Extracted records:
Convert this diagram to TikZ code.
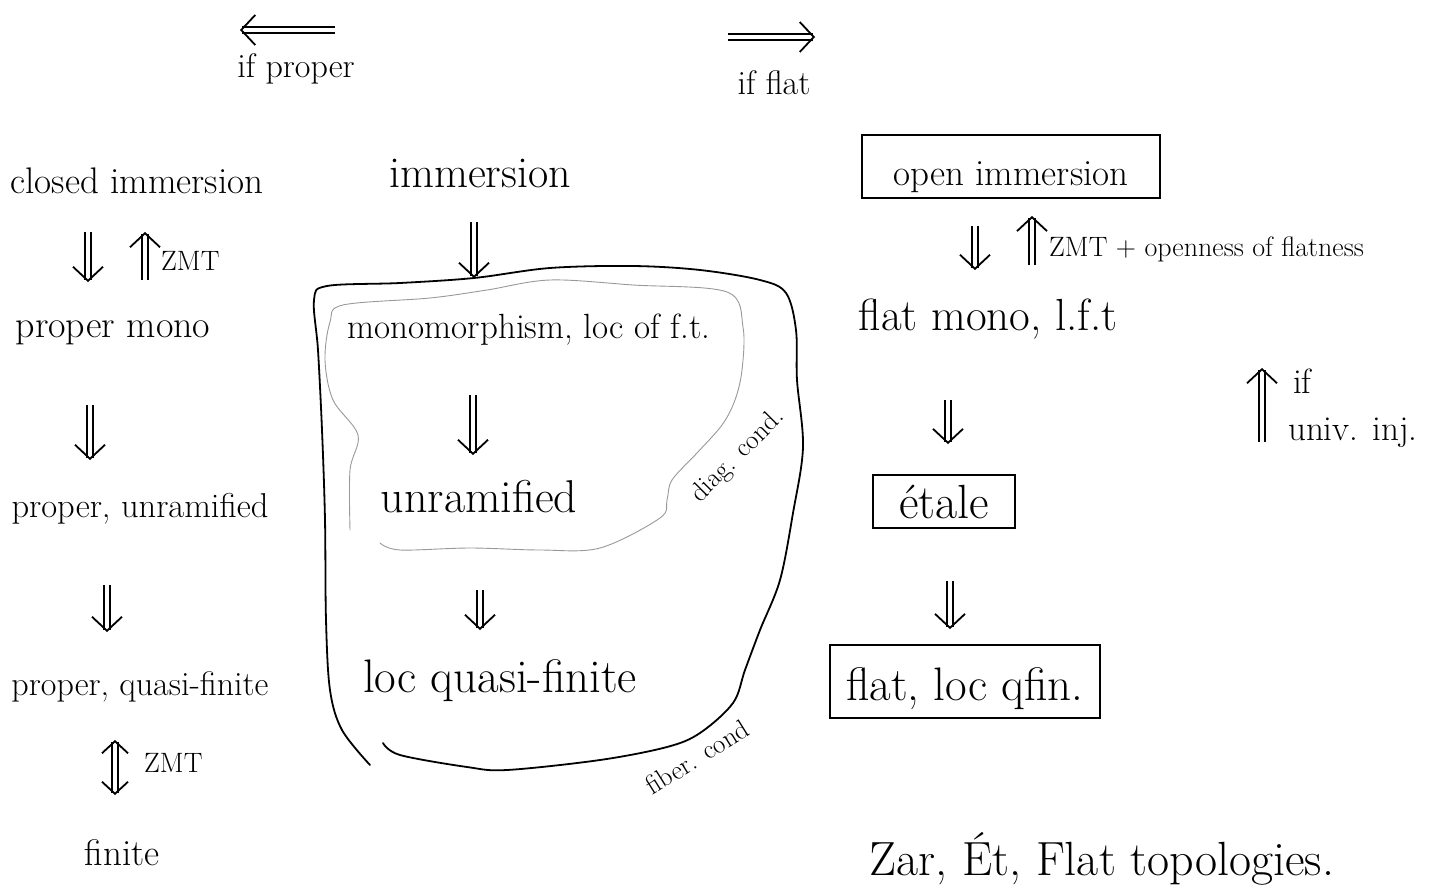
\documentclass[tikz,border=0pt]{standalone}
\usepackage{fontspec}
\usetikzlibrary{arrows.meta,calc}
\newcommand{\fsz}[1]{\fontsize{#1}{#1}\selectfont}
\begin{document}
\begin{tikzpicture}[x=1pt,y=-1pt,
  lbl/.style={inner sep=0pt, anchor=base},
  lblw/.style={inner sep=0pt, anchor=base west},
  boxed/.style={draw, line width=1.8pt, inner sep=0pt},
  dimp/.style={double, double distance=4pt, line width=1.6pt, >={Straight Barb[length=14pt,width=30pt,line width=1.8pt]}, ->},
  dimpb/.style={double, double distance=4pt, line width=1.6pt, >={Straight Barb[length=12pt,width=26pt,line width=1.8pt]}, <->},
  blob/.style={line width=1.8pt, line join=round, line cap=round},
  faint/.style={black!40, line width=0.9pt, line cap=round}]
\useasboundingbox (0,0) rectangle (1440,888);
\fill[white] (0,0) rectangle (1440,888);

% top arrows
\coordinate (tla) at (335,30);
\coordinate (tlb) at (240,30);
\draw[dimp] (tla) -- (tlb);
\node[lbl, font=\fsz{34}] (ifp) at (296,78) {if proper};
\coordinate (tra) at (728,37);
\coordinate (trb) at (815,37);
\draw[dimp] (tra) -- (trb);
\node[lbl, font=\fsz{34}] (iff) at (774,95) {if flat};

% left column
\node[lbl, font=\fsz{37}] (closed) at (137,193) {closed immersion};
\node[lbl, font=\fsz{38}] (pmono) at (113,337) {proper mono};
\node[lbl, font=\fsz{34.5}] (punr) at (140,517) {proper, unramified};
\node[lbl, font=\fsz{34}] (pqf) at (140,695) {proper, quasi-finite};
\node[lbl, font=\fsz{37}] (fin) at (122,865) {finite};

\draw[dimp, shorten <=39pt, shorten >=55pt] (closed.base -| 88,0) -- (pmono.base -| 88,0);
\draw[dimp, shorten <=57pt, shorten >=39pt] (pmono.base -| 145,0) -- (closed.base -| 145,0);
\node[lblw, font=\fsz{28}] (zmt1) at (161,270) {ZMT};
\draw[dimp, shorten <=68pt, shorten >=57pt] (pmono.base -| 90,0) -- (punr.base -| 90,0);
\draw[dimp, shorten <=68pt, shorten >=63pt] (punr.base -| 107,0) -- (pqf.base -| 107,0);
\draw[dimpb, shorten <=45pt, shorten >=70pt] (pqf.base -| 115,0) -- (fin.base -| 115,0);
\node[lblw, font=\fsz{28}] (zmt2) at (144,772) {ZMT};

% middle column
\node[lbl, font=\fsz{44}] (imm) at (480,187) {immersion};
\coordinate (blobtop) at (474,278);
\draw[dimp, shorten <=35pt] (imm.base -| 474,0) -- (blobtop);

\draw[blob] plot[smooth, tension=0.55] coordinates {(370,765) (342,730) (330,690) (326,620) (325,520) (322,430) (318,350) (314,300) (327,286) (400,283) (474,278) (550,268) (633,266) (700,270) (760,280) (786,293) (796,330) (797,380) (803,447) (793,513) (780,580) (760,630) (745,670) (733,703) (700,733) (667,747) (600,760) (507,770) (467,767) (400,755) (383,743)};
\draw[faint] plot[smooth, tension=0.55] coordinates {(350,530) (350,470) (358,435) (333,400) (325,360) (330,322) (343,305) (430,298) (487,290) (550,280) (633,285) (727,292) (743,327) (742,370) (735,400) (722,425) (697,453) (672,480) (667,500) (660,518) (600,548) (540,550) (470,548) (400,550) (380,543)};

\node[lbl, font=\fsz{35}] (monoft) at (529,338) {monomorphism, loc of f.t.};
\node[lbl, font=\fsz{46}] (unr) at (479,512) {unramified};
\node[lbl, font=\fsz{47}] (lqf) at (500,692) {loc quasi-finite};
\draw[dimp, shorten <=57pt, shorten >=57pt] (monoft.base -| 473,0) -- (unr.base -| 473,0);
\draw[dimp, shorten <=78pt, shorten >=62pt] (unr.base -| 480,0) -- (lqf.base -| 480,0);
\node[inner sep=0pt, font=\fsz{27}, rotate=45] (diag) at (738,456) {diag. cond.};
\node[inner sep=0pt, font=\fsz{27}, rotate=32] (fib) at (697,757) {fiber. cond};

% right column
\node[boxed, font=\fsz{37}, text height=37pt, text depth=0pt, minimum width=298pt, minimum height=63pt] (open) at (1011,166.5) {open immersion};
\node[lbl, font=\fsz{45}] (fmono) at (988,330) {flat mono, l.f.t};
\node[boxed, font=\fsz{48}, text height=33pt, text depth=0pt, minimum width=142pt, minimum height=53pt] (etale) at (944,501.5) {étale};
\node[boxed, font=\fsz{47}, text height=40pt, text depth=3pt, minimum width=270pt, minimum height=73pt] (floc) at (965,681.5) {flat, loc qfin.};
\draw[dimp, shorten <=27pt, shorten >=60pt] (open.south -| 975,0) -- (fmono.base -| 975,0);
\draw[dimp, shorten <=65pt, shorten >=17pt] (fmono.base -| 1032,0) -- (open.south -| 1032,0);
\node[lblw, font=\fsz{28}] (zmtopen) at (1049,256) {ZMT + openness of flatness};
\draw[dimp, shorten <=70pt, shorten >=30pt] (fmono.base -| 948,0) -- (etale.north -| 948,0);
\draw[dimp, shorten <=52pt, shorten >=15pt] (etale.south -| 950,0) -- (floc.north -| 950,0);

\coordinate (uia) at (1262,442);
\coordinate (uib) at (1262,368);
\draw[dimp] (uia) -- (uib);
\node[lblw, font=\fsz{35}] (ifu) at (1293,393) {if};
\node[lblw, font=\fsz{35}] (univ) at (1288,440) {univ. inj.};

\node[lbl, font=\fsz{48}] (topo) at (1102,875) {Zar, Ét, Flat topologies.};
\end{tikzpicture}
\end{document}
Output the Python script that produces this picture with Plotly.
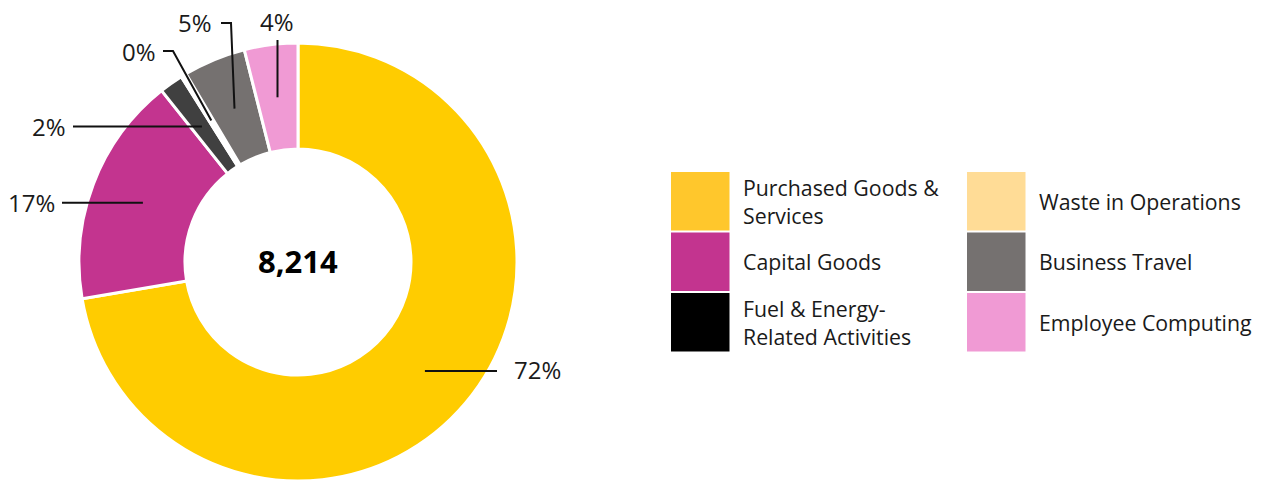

THE TASK:
Transcribe all the data word for word; the images stay out.

REPLY TO THE TASK:
Convert this diagram to TikZ code.
\documentclass[tikz,border=0pt]{standalone}
\usepackage{fontspec}
\usetikzlibrary{arrows.meta,calc}
\newcommand{\fsz}[1]{\fontsize{#1}{#1}\selectfont}
\begin{document}
\begin{tikzpicture}[x=1pt,y=-1pt,
  lbl/.style={inner sep=0pt, anchor=base},
  lblw/.style={inner sep=0pt, anchor=base west},
  boxed/.style={draw, line width=1.8pt, inner sep=0pt},
  dimp/.style={double, double distance=4pt, line width=1.6pt, >={Straight Barb[length=14pt,width=30pt,line width=1.8pt]}, ->},
  dimpb/.style={double, double distance=4pt, line width=1.6pt, >={Straight Barb[length=12pt,width=26pt,line width=1.8pt]}, <->},
  blob/.style={line width=1.8pt, line join=round, line cap=round},
  faint/.style={black!40, line width=0.9pt, line cap=round}]
\useasboundingbox (0,0) rectangle (1440,888);
\fill[white] (0,0) rectangle (1440,888);

% top arrows
\coordinate (tla) at (335,30);
\coordinate (tlb) at (240,30);
\draw[dimp] (tla) -- (tlb);
\node[lbl, font=\fsz{34}] (ifp) at (296,78) {if proper};
\coordinate (tra) at (728,37);
\coordinate (trb) at (815,37);
\draw[dimp] (tra) -- (trb);
\node[lbl, font=\fsz{34}] (iff) at (774,95) {if flat};

% left column
\node[lbl, font=\fsz{37}] (closed) at (137,193) {closed immersion};
\node[lbl, font=\fsz{38}] (pmono) at (113,337) {proper mono};
\node[lbl, font=\fsz{34.5}] (punr) at (140,517) {proper, unramified};
\node[lbl, font=\fsz{34}] (pqf) at (140,695) {proper, quasi-finite};
\node[lbl, font=\fsz{37}] (fin) at (122,865) {finite};

\draw[dimp, shorten <=39pt, shorten >=55pt] (closed.base -| 88,0) -- (pmono.base -| 88,0);
\draw[dimp, shorten <=57pt, shorten >=39pt] (pmono.base -| 145,0) -- (closed.base -| 145,0);
\node[lblw, font=\fsz{28}] (zmt1) at (161,270) {ZMT};
\draw[dimp, shorten <=68pt, shorten >=57pt] (pmono.base -| 90,0) -- (punr.base -| 90,0);
\draw[dimp, shorten <=68pt, shorten >=63pt] (punr.base -| 107,0) -- (pqf.base -| 107,0);
\draw[dimpb, shorten <=45pt, shorten >=70pt] (pqf.base -| 115,0) -- (fin.base -| 115,0);
\node[lblw, font=\fsz{28}] (zmt2) at (144,772) {ZMT};

% middle column
\node[lbl, font=\fsz{44}] (imm) at (480,187) {immersion};
\coordinate (blobtop) at (474,278);
\draw[dimp, shorten <=35pt] (imm.base -| 474,0) -- (blobtop);

\draw[blob] plot[smooth, tension=0.55] coordinates {(370,765) (342,730) (330,690) (326,620) (325,520) (322,430) (318,350) (314,300) (327,286) (400,283) (474,278) (550,268) (633,266) (700,270) (760,280) (786,293) (796,330) (797,380) (803,447) (793,513) (780,580) (760,630) (745,670) (733,703) (700,733) (667,747) (600,760) (507,770) (467,767) (400,755) (383,743)};
\draw[faint] plot[smooth, tension=0.55] coordinates {(350,530) (350,470) (358,435) (333,400) (325,360) (330,322) (343,305) (430,298) (487,290) (550,280) (633,285) (727,292) (743,327) (742,370) (735,400) (722,425) (697,453) (672,480) (667,500) (660,518) (600,548) (540,550) (470,548) (400,550) (380,543)};

\node[lbl, font=\fsz{35}] (monoft) at (529,338) {monomorphism, loc of f.t.};
\node[lbl, font=\fsz{46}] (unr) at (479,512) {unramified};
\node[lbl, font=\fsz{47}] (lqf) at (500,692) {loc quasi-finite};
\draw[dimp, shorten <=57pt, shorten >=57pt] (monoft.base -| 473,0) -- (unr.base -| 473,0);
\draw[dimp, shorten <=78pt, shorten >=62pt] (unr.base -| 480,0) -- (lqf.base -| 480,0);
\node[inner sep=0pt, font=\fsz{27}, rotate=45] (diag) at (738,456) {diag. cond.};
\node[inner sep=0pt, font=\fsz{27}, rotate=32] (fib) at (697,757) {fiber. cond};

% right column
\node[boxed, font=\fsz{37}, text height=37pt, text depth=0pt, minimum width=298pt, minimum height=63pt] (open) at (1011,166.5) {open immersion};
\node[lbl, font=\fsz{45}] (fmono) at (988,330) {flat mono, l.f.t};
\node[boxed, font=\fsz{48}, text height=33pt, text depth=0pt, minimum width=142pt, minimum height=53pt] (etale) at (944,501.5) {étale};
\node[boxed, font=\fsz{47}, text height=40pt, text depth=3pt, minimum width=270pt, minimum height=73pt] (floc) at (965,681.5) {flat, loc qfin.};
\draw[dimp, shorten <=27pt, shorten >=60pt] (open.south -| 975,0) -- (fmono.base -| 975,0);
\draw[dimp, shorten <=65pt, shorten >=17pt] (fmono.base -| 1032,0) -- (open.south -| 1032,0);
\node[lblw, font=\fsz{28}] (zmtopen) at (1049,256) {ZMT + openness of flatness};
\draw[dimp, shorten <=70pt, shorten >=30pt] (fmono.base -| 948,0) -- (etale.north -| 948,0);
\draw[dimp, shorten <=52pt, shorten >=15pt] (etale.south -| 950,0) -- (floc.north -| 950,0);

\coordinate (uia) at (1262,442);
\coordinate (uib) at (1262,368);
\draw[dimp] (uia) -- (uib);
\node[lblw, font=\fsz{35}] (ifu) at (1293,393) {if};
\node[lblw, font=\fsz{35}] (univ) at (1288,440) {univ. inj.};

\node[lbl, font=\fsz{48}] (topo) at (1102,875) {Zar, Ét, Flat topologies.};
\end{tikzpicture}
\end{document}
Output the Python script that produces this picture with Plotly.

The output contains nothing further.